Pope Francis: “prayer” is the “way out of our closeness”

“Prayer, as the humbling trusting of ourselves to God and to His holy will, is always the way out of our personal and communal closeness. It is the great way out of closeness”. This is Pope Francis’ reflection in the sermon at today’s Mass in the Vatican Basilica on the Feast of Saints Peter and Paul.
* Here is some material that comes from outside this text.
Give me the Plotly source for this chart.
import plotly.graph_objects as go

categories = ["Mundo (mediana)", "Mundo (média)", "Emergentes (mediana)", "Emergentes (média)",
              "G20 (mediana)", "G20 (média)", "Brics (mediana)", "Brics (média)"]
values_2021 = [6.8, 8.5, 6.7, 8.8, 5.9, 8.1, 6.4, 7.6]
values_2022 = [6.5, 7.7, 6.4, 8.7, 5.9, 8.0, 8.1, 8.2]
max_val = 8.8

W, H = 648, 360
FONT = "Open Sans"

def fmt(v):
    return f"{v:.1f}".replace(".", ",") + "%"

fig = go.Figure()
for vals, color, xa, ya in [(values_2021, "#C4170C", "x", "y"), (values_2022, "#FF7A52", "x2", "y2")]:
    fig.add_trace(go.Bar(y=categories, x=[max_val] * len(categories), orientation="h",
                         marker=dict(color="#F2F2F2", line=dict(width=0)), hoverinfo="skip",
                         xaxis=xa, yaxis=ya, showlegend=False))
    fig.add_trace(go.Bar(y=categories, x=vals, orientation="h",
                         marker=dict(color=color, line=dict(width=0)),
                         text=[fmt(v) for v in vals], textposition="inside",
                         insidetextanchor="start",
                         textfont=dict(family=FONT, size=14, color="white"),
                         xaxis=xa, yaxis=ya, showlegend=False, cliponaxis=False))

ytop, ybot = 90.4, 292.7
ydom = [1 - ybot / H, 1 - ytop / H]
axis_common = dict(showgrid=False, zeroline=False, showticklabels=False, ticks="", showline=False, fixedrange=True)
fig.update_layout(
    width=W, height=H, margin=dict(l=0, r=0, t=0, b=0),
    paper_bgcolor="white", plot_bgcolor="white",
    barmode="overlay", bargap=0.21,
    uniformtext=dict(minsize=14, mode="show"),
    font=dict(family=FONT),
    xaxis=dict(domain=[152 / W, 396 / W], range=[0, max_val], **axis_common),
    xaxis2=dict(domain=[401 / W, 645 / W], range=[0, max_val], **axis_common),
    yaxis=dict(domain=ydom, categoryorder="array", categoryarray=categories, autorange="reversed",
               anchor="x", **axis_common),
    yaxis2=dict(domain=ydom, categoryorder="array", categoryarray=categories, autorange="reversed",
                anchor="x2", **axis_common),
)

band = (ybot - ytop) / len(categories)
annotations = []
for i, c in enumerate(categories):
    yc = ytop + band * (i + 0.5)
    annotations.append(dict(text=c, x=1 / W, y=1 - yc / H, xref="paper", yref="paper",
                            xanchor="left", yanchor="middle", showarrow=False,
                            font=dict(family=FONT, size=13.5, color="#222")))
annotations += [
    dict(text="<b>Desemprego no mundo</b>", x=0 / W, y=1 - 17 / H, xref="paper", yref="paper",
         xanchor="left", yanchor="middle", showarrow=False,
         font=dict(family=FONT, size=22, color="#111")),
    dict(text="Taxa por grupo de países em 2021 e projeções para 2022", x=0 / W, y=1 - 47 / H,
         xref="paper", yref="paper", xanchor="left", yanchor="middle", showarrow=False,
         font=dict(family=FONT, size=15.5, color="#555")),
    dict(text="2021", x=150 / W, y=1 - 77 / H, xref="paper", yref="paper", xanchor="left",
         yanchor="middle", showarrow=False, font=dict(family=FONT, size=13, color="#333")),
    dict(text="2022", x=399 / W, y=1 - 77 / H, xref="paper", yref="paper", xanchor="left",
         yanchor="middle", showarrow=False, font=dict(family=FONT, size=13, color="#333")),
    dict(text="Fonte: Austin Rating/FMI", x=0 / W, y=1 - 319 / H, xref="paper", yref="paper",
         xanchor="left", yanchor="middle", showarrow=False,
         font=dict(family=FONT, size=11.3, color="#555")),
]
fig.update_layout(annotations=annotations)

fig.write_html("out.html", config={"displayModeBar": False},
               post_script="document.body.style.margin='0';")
The Pope focussed his sermon on the pairing of “closeness/openness”, inspired by the reading of the Acts of the Apostles, that list three types of closeness: “Peter’s one in jail; that of the community gathered in prayer; and – in the close context of our passage – that of the house of Mary, mother of John Mark, where Peter goes knocking once he has been freed”. “In terms of closeness – the Pope points out –, prayer looks like the main way out: a way out for the community that risks closing up because of persecution and fear; a way out for Peter, who, still at the beginning of his mission, entrusted to him by the Lord, is thrown in jail by Herod and risks being sentenced to death”. Paul too, in the second letter to Timothy (the second reading of today’s Celebration), “speaks of his experience of release”, but it is a far greater ‘openness’, towards an infinitely wider horizon: that of eternal life, that awaits him once he has finished his earthly ‘run’. So it’s nice to see the Apostle’s life all ‘going outward’ through the Gospel: all cast forward, first to bring Christ to those who do not know Him, and then to throw himself, sort of, into His arms and be taken by Him ‘safe up in heaven, in His Kingdom’”.